For some reason, preparations for this original cloaking device are significantly more intricate, involving carving another magic sign onto a piece of lignite and then staining it with a complex blood mixture. This ink recipe involves certain amounts of blood from your fingers and nipples mixed with "six drops of blood from the heart of a living raven" and then boiled with the raven's brains and pieces of a human stomach.
Oh, and don't forget to carve the symbol in the lignite using a piece of steel "which has been hardened three times in human blood."
Beyond skinny jeans
Now, wandering around invisible and ordering your undead indentured servants to do your bidding is all fine and good, but a 17th-century Icelandic peasant still has to do something to earn some coin. One possible means of literally conjuring up cash from nowhere involves the nabrok, or "necropants," I mentioned earlier.
This is where it finally starts to get a little weird.
To get this process started, a sorcerer first needs permission from an actual living man to dig up that man's corpse soon after his death and flay the skin from his lower body to quite literally make a pair of pants from it. This will require someone who has taken nice care of their lower half -- no holes or scratches allowed. When the magic practitioner dons the necropants, the dead man's skin is said to immediately become one with his own. But that's not even the strange part.
Next, a coin must be stolen from a poor widow at either Christmas, Easter or Whitsun (typically celebrated the seventh Sunday after Easter) and kept in the scrotum of the nifty new pants. (In case I wasn't clear earlier, the necropants are made from the entirety of the lower half of the dead man.) The scrotum then becomes like a bottomless, er... sack (sorry) of riches, drawing money from others, and always containing cash whenever its owner checks, which should be part of a healthy daily hygiene regimen, of course.
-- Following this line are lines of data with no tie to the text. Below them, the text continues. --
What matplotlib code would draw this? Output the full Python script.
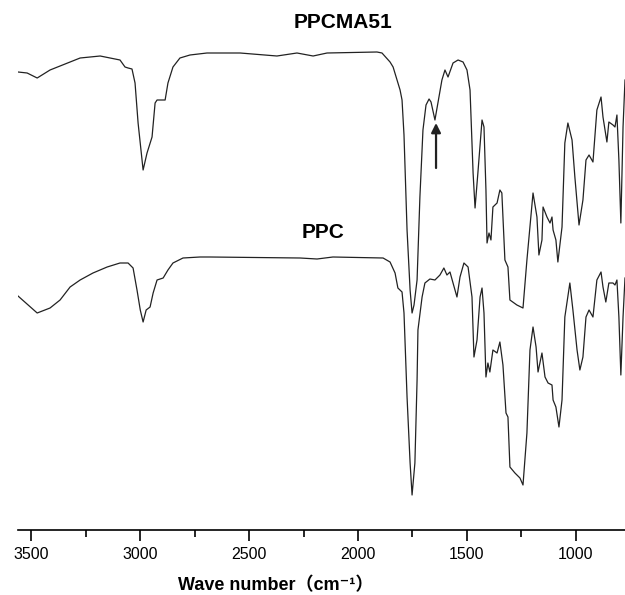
import numpy as np
import matplotlib
matplotlib.use("Agg")
import matplotlib.pyplot as plt

# FTIR spectra (wavenumber in cm-1, transmittance in a.u.)
wn_ppcma = [3560, 3518, 3472, 3413, 3321, 3275, 3183, 3092, 3069, 3055, 3037, 3023, 3009,
            2986, 2968, 2945, 2931, 2922, 2885, 2872, 2849, 2817, 2771, 2693, 2679, 2541,
            2372, 2280, 2206, 2142, 1913, 1890, 1853, 1839, 1807, 1798, 1789, 1775, 1761,
            1752, 1743, 1729, 1716, 1702, 1688, 1674, 1665, 1647, 1615, 1601, 1587, 1564,
            1541, 1518, 1500, 1486, 1472, 1463, 1450, 1431, 1422, 1413, 1408, 1399, 1390,
            1381, 1362, 1349, 1340, 1326, 1312, 1303, 1271, 1243, 1225, 1197, 1179, 1170,
            1156, 1151, 1133, 1119, 1110, 1105, 1092, 1083, 1064, 1051, 1037, 1018, 1005,
            986, 968, 954, 940, 922, 904, 885, 876, 858, 849, 830, 821, 812, 803, 794, 784, 775]
t_ppcma = [458, 457, 452, 460, 468, 472, 474, 470, 463, 462, 461, 447, 407,
           360, 377, 393, 427, 430, 430, 447, 463, 472, 475, 477, 477, 477,
           474, 477, 474, 477, 478, 477, 468, 463, 440, 430, 395, 300, 240,
           217, 225, 250, 333, 400, 425, 431, 428, 410, 450, 460, 453, 467,
           470, 468, 460, 440, 357, 322, 357, 410, 403, 340, 287, 297, 290,
           323, 327, 340, 337, 270, 263, 230, 225, 222, 270, 337, 313, 275,
           290, 323, 313, 307, 313, 300, 290, 268, 303, 387, 407, 390, 353,
           305, 330, 370, 375, 368, 420, 433, 413, 388, 408, 405, 403, 415, 370, 307, 403, 450]

wn_ppc = [3560, 3472, 3413, 3367, 3321, 3275, 3216, 3151, 3092, 3055, 3032, 3014, 2999,
          2986, 2972, 2954, 2940, 2922, 2894, 2872, 2849, 2803, 2725, 2679, 2266, 2188,
          2115, 1885, 1853, 1830, 1817, 1798, 1789, 1775, 1761, 1752, 1739, 1729, 1725,
          1706, 1693, 1670, 1647, 1624, 1606, 1592, 1578, 1564, 1546, 1532, 1514, 1495,
          1477, 1468, 1454, 1440, 1431, 1422, 1413, 1404, 1395, 1381, 1362, 1349, 1335,
          1321, 1312, 1303, 1280, 1257, 1243, 1225, 1211, 1197, 1183, 1174, 1156, 1142,
          1128, 1110, 1105, 1092, 1078, 1064, 1051, 1028, 1014, 995, 982, 968, 954, 940,
          922, 904, 885, 876, 863, 849, 830, 821, 812, 803, 794, 784, 775]
t_ppc = [234, 217, 222, 230, 243, 250, 257, 263, 267, 267, 262, 240, 220,
         208, 220, 223, 237, 250, 252, 260, 267, 272, 273, 273, 272, 271,
         273, 272, 268, 257, 242, 238, 217, 133, 67, 35, 67, 150, 200,
         233, 247, 251, 250, 255, 262, 255, 258, 247, 233, 253, 267, 263,
         233, 173, 190, 233, 242, 217, 153, 167, 158, 180, 177, 188, 165,
         117, 113, 63, 57, 52, 45, 97, 180, 203, 183, 158, 177, 153,
         147, 145, 130, 123, 103, 130, 213, 247, 220, 180, 160, 173, 213, 220,
         213, 250, 258, 243, 228, 247, 247, 245, 250, 213, 155, 213, 252]

xticks_major = [3500, 3000, 2500, 2000, 1500, 1000]
xticks_minor = [3250, 2750, 2250, 1750, 1250]

plt.rcParams["font.family"] = ["Liberation Sans", "DejaVu Sans", "Noto Sans CJK SC"]

fig = plt.figure(figsize=(6.25, 5.95), dpi=100)
ax = fig.add_axes([18 / 625, 1 - 530 / 595, 1 - 18 / 625, 530 / 595])

ax.plot(wn_ppcma, t_ppcma, color="#222222", lw=0.9)
ax.plot(wn_ppc, t_ppc, color="#222222", lw=0.9)

ax.set_xlim(3560, 775)
ax.set_ylim(0, 530)

for s in ["top", "right", "left"]:
    ax.spines[s].set_visible(False)
ax.spines["bottom"].set_linewidth(1.2)
ax.set_yticks([])
ax.set_xticks(xticks_major)
ax.set_xticks(xticks_minor, minor=True)
ax.tick_params(axis="x", which="major", direction="out", length=8, width=1.2,
               labelsize=11.5, pad=4)
ax.tick_params(axis="x", which="minor", direction="out", length=5, width=1.2)

ax.text(2070, 507, "PPCMA51", fontsize=15, fontweight="bold", ha="center", va="center")
ax.text(2160, 298, "PPC", fontsize=15, fontweight="bold", ha="center", va="center")

# arrow marking the new band in PPCMA51
ax.annotate("", xy=(1642, 407), xytext=(1642, 362),
            arrowprops=dict(arrowstyle="-|>", color="#222222", lw=1.6,
                            mutation_scale=14, shrinkA=0, shrinkB=0))

fig.text(276 / 625, 1 - 586 / 595, "Wave number（cm⁻¹）", fontsize=13, fontweight="bold",
         ha="center", va="center")

fig.savefig("out.png", dpi=100)
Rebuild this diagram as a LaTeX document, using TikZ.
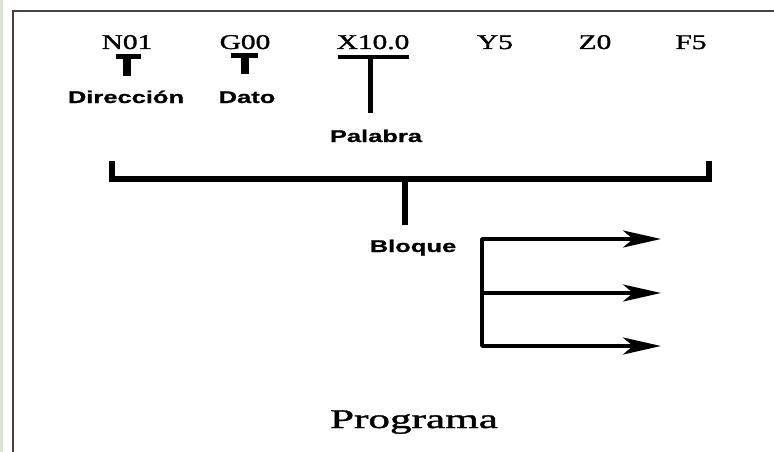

There is a catch to using magic to constantly generate both sperm and coin from the same region of a man's body, however. According to the museum, if someone should die while wearing necropants, it could have seriously negative consequences for the soul. To avoid this fate, it is necessary to find someone else willing to take on the pants, which is itself an intimate process requiring the owner to remove one leg from the pants and have the new owner put his leg in before the other leg is removed. This way, the necropants can be passed on for generations, making them simultaneously the least and most desirable kind of hand-me-downs in human history.
The easiest reaction to all this kind of silly folklore is probably to engage in a bit of lighthearted mockery of such primitive beliefs (I certainly did at first), but the museum does a particularly good job of putting it all into context.
Science had yet to really begin to replace long-held myths and folklore that at least helped people make some sense of a difficult, brutal life. Those who practiced or were persecuted for involvement in the occult also tended to come from the lower peasant classes -- there were some not-so-hidden socio-economic struggles, class warfare and straight-up feuds underlying many of the persecutions.
So, the question you're still wondering -- does any of it work? If you're willing to believe, I just might have a pair of pants you'll want to try on.